## What you will do
Copy from the first line below down to and including the line with "import pandas as pd". Skip the pictures.

## Recorded information

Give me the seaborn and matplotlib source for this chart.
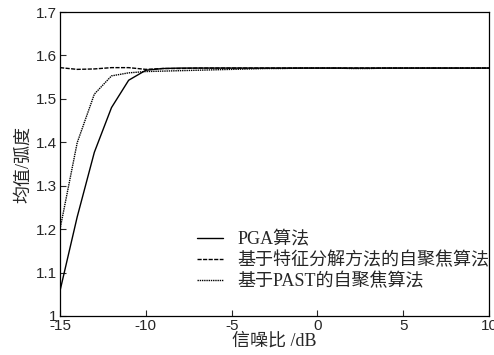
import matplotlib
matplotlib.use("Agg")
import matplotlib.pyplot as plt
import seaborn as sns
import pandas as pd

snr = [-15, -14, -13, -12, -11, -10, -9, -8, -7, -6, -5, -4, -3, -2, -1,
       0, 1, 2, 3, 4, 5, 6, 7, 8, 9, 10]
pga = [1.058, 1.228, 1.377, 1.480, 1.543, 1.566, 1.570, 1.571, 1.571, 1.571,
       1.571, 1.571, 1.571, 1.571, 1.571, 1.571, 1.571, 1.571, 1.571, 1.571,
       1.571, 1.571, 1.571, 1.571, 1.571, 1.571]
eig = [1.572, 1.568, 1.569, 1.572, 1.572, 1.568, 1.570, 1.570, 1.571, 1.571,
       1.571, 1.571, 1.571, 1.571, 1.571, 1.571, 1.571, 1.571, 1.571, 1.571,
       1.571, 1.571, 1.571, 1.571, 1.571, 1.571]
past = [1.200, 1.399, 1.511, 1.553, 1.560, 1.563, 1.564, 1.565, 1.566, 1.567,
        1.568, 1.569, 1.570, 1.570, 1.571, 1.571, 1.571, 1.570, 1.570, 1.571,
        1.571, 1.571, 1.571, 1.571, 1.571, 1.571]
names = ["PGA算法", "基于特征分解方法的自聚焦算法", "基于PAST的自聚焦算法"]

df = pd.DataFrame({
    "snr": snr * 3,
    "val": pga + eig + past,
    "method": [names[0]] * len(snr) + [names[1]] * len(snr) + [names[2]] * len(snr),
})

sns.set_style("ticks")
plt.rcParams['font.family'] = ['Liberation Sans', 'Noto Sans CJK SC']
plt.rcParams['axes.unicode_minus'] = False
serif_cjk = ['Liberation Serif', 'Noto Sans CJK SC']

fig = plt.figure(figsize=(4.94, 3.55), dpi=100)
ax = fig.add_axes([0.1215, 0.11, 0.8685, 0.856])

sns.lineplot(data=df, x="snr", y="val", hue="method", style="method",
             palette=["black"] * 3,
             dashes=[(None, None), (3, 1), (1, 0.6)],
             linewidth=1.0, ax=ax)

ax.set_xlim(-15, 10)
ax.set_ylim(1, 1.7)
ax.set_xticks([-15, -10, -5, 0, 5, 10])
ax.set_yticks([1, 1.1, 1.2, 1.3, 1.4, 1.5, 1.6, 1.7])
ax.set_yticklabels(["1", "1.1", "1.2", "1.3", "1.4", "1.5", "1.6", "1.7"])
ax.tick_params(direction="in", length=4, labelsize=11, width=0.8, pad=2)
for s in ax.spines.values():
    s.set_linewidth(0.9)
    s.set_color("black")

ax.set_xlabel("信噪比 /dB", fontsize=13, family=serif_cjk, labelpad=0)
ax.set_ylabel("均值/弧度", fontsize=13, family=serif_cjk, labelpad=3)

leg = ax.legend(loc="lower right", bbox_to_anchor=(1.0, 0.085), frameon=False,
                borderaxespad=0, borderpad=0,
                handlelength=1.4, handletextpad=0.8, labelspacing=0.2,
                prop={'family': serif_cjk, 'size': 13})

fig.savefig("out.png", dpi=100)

## Solution to the exercise
Give me the seaborn and matplotlib source for this chart.
import matplotlib
matplotlib.use("Agg")
import matplotlib.pyplot as plt
import seaborn as sns
import pandas as pd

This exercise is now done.